I have a real beef with the modern Caesar salad, and upon that hangs a tale about economic success.

The Caesar salad commonly served these days typically uses iceberg lettuce, has a mayonnaise or ranch style dressing, and often comes with chicken (or sometimes shrimp).

The original Caesar salad was made from romaine not iceberg lettuce. The dressing was made from an egg yolk, olive oil, garlic, lemon juice, Worcester sauce, perhaps a crushed anchovy, croutons and parmesan cheese. (It was invented by Caesar Cardini, an Italian-Mexican in Tijuana in 1924)

I had a modern Caesar in a cafe in a franchise chain that came with some vile mixture approximating vinaigrette. The croutons were uncooked pieces of stale bread.
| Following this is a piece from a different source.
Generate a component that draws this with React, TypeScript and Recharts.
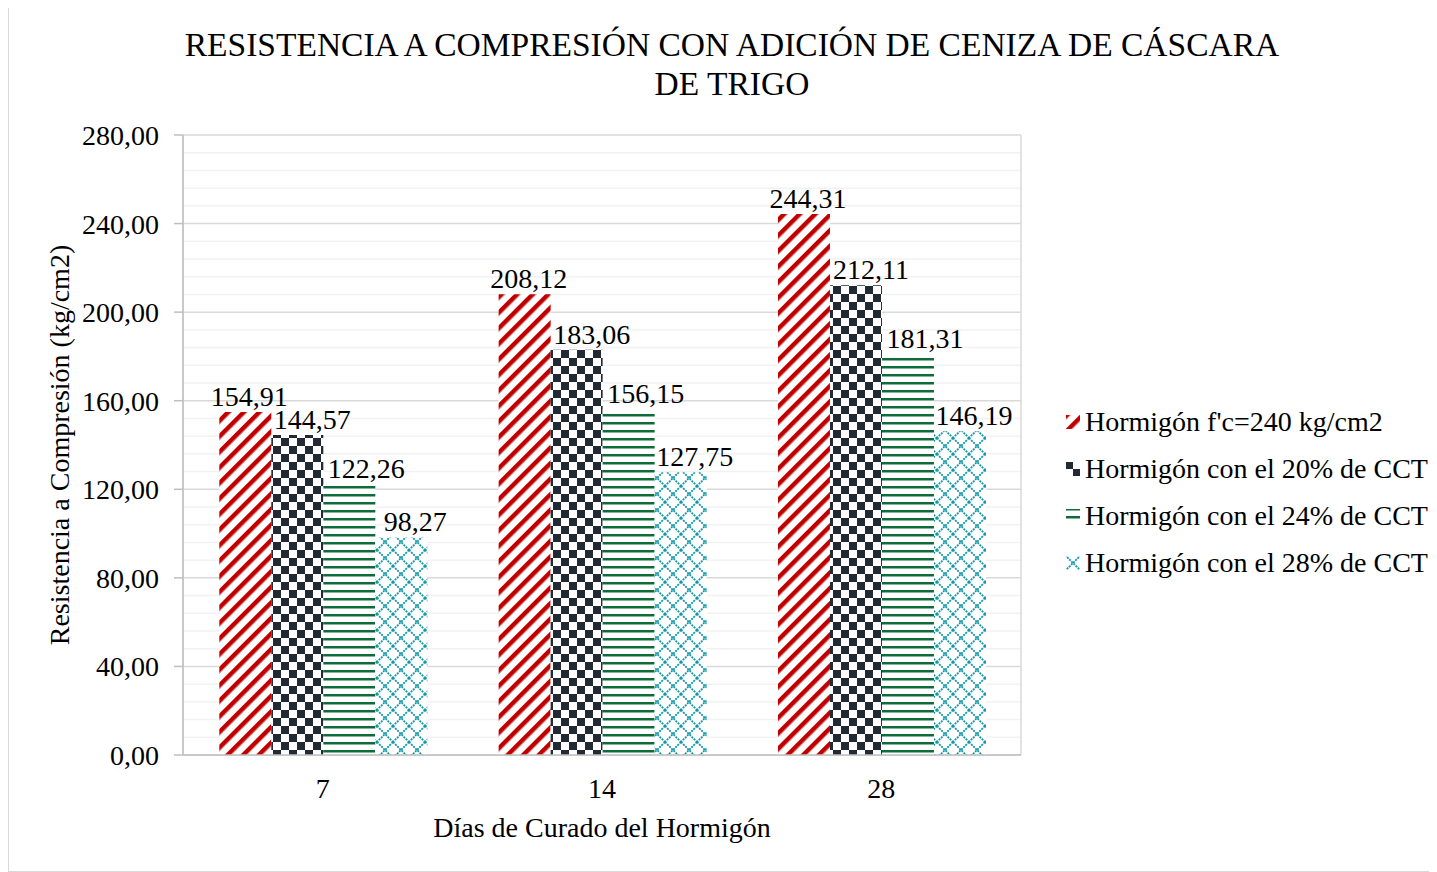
import React from "react";
import {
  BarChart,
  Bar,
  XAxis,
  YAxis,
  CartesianGrid,
  LabelList,
} from "recharts";

const days = ["7", "14", "28"];
const patron = [154.91, 208.12, 244.31];
const cct20 = [144.57, 183.06, 212.11];
const cct24 = [122.26, 156.15, 181.31];
const cct28 = [98.27, 127.75, 146.19];
const yTicks = [0, 40, 80, 120, 160, 200, 240, 280];
const minorTicks = [
  8, 16, 24, 32, 48, 56, 64, 72, 88, 96, 104, 112, 128, 136, 144, 152, 168,
  176, 184, 192, 208, 216, 224, 232, 248, 256, 264, 272,
];
const edgeTicks = [0, 1, 2, 3];

const seriesNames = [
  "Hormigón f'c=240 kg/cm2",
  "Hormigón con el 20% de CCT",
  "Hormigón con el 24% de CCT",
  "Hormigón con el 28% de CCT",
];

const data = days.map((d, i) => ({
  day: d,
  s0: patron[i],
  s1: cct20[i],
  s2: cct24[i],
  s3: cct28[i],
}));

const FONT = '"Liberation Serif", "Times New Roman", serif';
const fills = ["url(#pRed)", "url(#pChk)", "url(#pGrn)", "url(#pTeal)"];
const labelShift = [4, 15, 17, 14];

const fmt = (v: number) => v.toFixed(2).replace(".", ",");

function makeLabel(shift: number) {
  // eslint-disable-next-line @typescript-eslint/no-explicit-any
  return (props: any) => {
    const { x, y, width, value } = props;
    return (
      <text
        x={Number(x) + Number(width) / 2 + shift}
        y={Number(y) - 6}
        textAnchor="middle"
        fontFamily={FONT}
        fontSize={28}
        fill="#000"
      >
        {fmt(Number(value))}
      </text>
    );
  };
}

function LegendBox() {
  return (
    <div
      style={{
        position: "absolute",
        left: 1056,
        top: 392,
        fontFamily: FONT,
        fontSize: 28,
        color: "#000",
      }}
    >
      {seriesNames.map((n, i) => (
        <div
          key={n}
          style={{ display: "flex", alignItems: "center", height: 47 }}
        >
          <svg width={16} height={16} style={{ marginRight: 4 }}>
            <rect x={1} y={1} width={14} height={14} fill={fills[i]} />
          </svg>
          <span style={{ whiteSpace: "nowrap" }}>{n}</span>
        </div>
      ))}
    </div>
  );
}

export default function App() {
  return (
    <div
      style={{
        position: "relative",
        width: 1427,
        height: 865,
        marginTop: -3,
        border: "1px solid #D9D9D9",
        background: "#fff",
        fontFamily: FONT,
      }}
    >
      <div
        style={{
          position: "absolute",
          left: 23,
          top: 19,
          width: 1400,
          textAlign: "center",
          fontSize: 33.5,
          lineHeight: "39px",
          color: "#000",
        }}
      >
        RESISTENCIA A COMPRESIÓN CON ADICIÓN DE CENIZA DE CÁSCARA
        <br />
        DE TRIGO
      </div>
      <BarChart
        width={1427}
        height={865}
        data={data}
        margin={{ top: 129, right: 415, left: 0, bottom: 45 }}
        barCategoryGap="13%"
        barGap={0}
      >
        <defs>
          <pattern
            id="pRed"
            width={11}
            height={11}
            patternUnits="userSpaceOnUse"
            patternTransform="rotate(45)"
          >
            <rect width={11} height={11} fill="#fff" />
            <rect width={4.5} height={11} fill="#C00000" />
          </pattern>
          <pattern id="pChk" width={16} height={16} patternUnits="userSpaceOnUse">
            <rect width={16} height={16} fill="#fff" />
            <rect width={8} height={8} fill="#222A35" />
            <rect x={8} y={8} width={8} height={8} fill="#222A35" />
          </pattern>
          <pattern id="pGrn" width={8} height={8} patternUnits="userSpaceOnUse">
            <rect width={8} height={8} fill="#fff" />
            <rect y={0} width={8} height={2.5} fill="#0E6B3A" />
          </pattern>
          <pattern id="pTeal" width={16} height={16} patternUnits="userSpaceOnUse">
            <rect width={16} height={16} fill="#fff" />
            <path
              d="M0 0 L16 16 M16 0 L0 16"
              stroke="#1199A6"
              strokeWidth={1.8}
              strokeDasharray="2 1"
            />
          </pattern>
        </defs>
        <CartesianGrid
          vertical={false}
          horizontalValues={minorTicks}
          stroke="#F2F2F2"
          strokeWidth={1.5}
        />
        <CartesianGrid stroke="#D9D9D9" strokeWidth={1.5} />
        <XAxis
          xAxisId={0}
          type="number"
          domain={[0, 3]}
          ticks={edgeTicks}
          tick={false}
          height={1}
          tickSize={9}
          axisLine={{ stroke: "#BFBFBF", strokeWidth: 1.5 }}
          tickLine={{ stroke: "#BFBFBF", strokeWidth: 1.5 }}
          allowDataOverflow
        />
        <XAxis
          xAxisId="cat"
          dataKey="day"
          height={70}
          axisLine={false}
          tickLine={false}
          // eslint-disable-next-line @typescript-eslint/no-explicit-any
          tick={(p: any) => (
            <text
              x={p.x}
              y={p.y + 34}
              textAnchor="middle"
              fontFamily={FONT}
              fontSize={28}
              fill="#000"
            >
              {p.payload.value}
            </text>
          )}
          label={{
            value: "Días de Curado del Hormigón",
            position: "insideBottom",
            offset: -11,
            fontFamily: FONT,
            fontSize: 28,
            fill: "#000",
          }}
        />
        <YAxis
          width={174}
          domain={[0, 280]}
          ticks={yTicks}
          interval={0}
          tickFormatter={fmt}
          tickSize={9}
          tickMargin={15}
          axisLine={{ stroke: "#BFBFBF", strokeWidth: 1.5 }}
          tickLine={{ stroke: "#BFBFBF", strokeWidth: 1.5 }}
          tick={{ fontFamily: FONT, fontSize: 28, fill: "#000" }}
          label={{
            value: "Resistencia a Compresión (kg/cm2)",
            angle: -90,
            position: "insideLeft",
            offset: 50,
            style: { textAnchor: "middle" },
            fontFamily: FONT,
            fontSize: 28,
            fill: "#000",
          }}
        />
        {["s0", "s1", "s2", "s3"].map((k, i) => (
          <Bar
            key={k}
            xAxisId="cat"
            dataKey={k}
            name={seriesNames[i]}
            fill={fills[i]}
            isAnimationActive={false}
          >
            <LabelList dataKey={k} content={makeLabel(labelShift[i])} />
          </Bar>
        ))}
      </BarChart>
      <LegendBox />
    </div>
  );
}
Is this a problem; perhaps not?  Just don't go back; there are clearly cafes that do a better Caesar than this one.

But rephrase the question. Does authenticity matter?  Does good execution matter?

Michael Porter, the international guru on competition, writes that one reason Japan became so good at exporting (and therefore very prosperous) was highly demanding domestic customers. Japanese consumers wanted only the very best, and would not accept goods that were flawed, imperfect, or didn't work properly or easily. Tomatoes had to be without a blemish; electronic goods had always to work instantly.
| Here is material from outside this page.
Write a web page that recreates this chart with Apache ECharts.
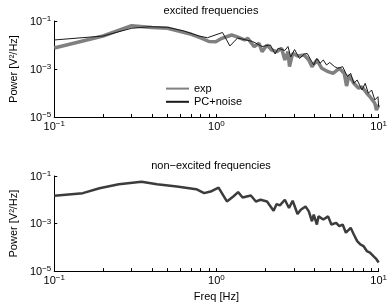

Sony, Panasonic, Mitsubishi and the other leading Japanese brands prospered by making goods that satisfied a highly demanding  domestic market that would not accept the mediocre. In New Zealand our market is much smaller and we are also, perhaps by nature, less demanding. We will accept a Caesar salad that is not authentic and not very good because we don't think it matters - and to the ordinary salad eater perhaps it doesn't. My point is that wanting the best makes our domestic companies produce the best or fall by the wayside.

I think it is a sad irony that many of the New Zealand companies that are competitive internationally do not have a domestic base, and don't depend upon domestic demand for their success. Think Rakon, 4RF, Marine Air Systems and Jack Yan's Lucire magazine.

Their domestic sales are a fraction of total sales; they succeed because they are internationally competitive, not because domestic consumers have made them so. That's a direct contrast to the Japanese experience.

And as Professor Sir Paul Callaghan has pointed out, the companies I have cited above don't need to be based in New Zealand. They are not using our natural resources (unlike Fonterra), and they don't use the 'green and pleasant land" theme in their marketing. There is nothing particularly Kiwi about them at all. However they are producing high value goods, paying high wages and are prospering. Contrast that with tourism which employs lots of people, but is generally a low wage, low skill industry.

So how do we beat the world? Not serving unauthentic poor quality food would be a start. But the real trick is to demand good authentic products and badger the producers to supply only the best they can produce.